Let us see now the second exercise of the binomial coefficients in practice step. We have to prove that the binomial coefficient, n over k, is equal to the binomial coefficient n over n minus k for any k and n, which satisfy these equalities. Then let us start to with first just considering the definition of the binomial coefficient. You know that n over k is equal by definition to the factorial of n over the factorial of n minus k times the factorial of k. And what is the definition of this other binomial coefficient? You have that n over n minus k is equal to the factorial of n.

And in the denominator, we have the factorial of the difference between n and n minus k– n minus n minus k factorial– times the factorial of n minus k.

But this is exactly n factorial. And here what you have, n minus n minus k, and you remain with k factorial times n minus k factorial. And this and this are perfectly equal. But this is just an algebraic proof, if you want. But it’s much more interesting to consider a proof which regards the meaning of the binomial coefficient in a combinatorial sense. Remember, what means n over k? This number counts in how many ways you can choose k elements among n different elements. That is, you have n different elements, and you want to choose k elements among these n. For example, you can decide to choose these k elements among these n elements.

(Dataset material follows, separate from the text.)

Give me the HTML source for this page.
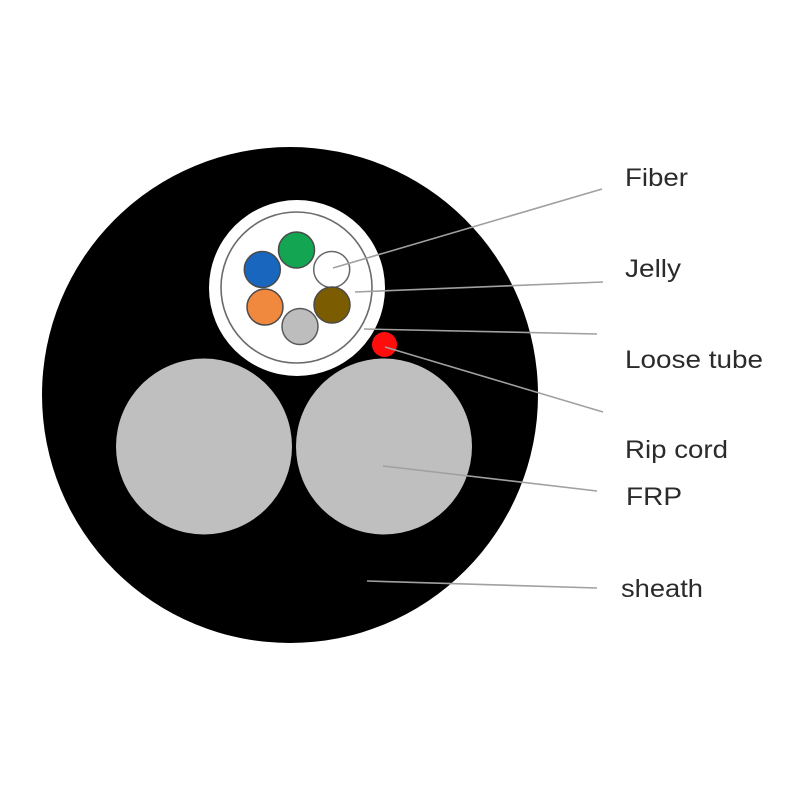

In general, in how many ways can you choose k elements among n, binomial coefficient n over k times. But observe. What means to choose these k elements among these n elements is exactly like to decide to discard these n minus k elements. Just no. You put away these n minus k element, and you remain with your k elements. Therefore, to choose k elements among n is equivalent to discard n minus k elements among your n elements. Then to choose k elements among n, and you can do the same exactly binomial coefficient n over k times– is equal to choose the n minus k element to discard among your n elements. And therefore, these two binomial coefficients are equal. Ciao.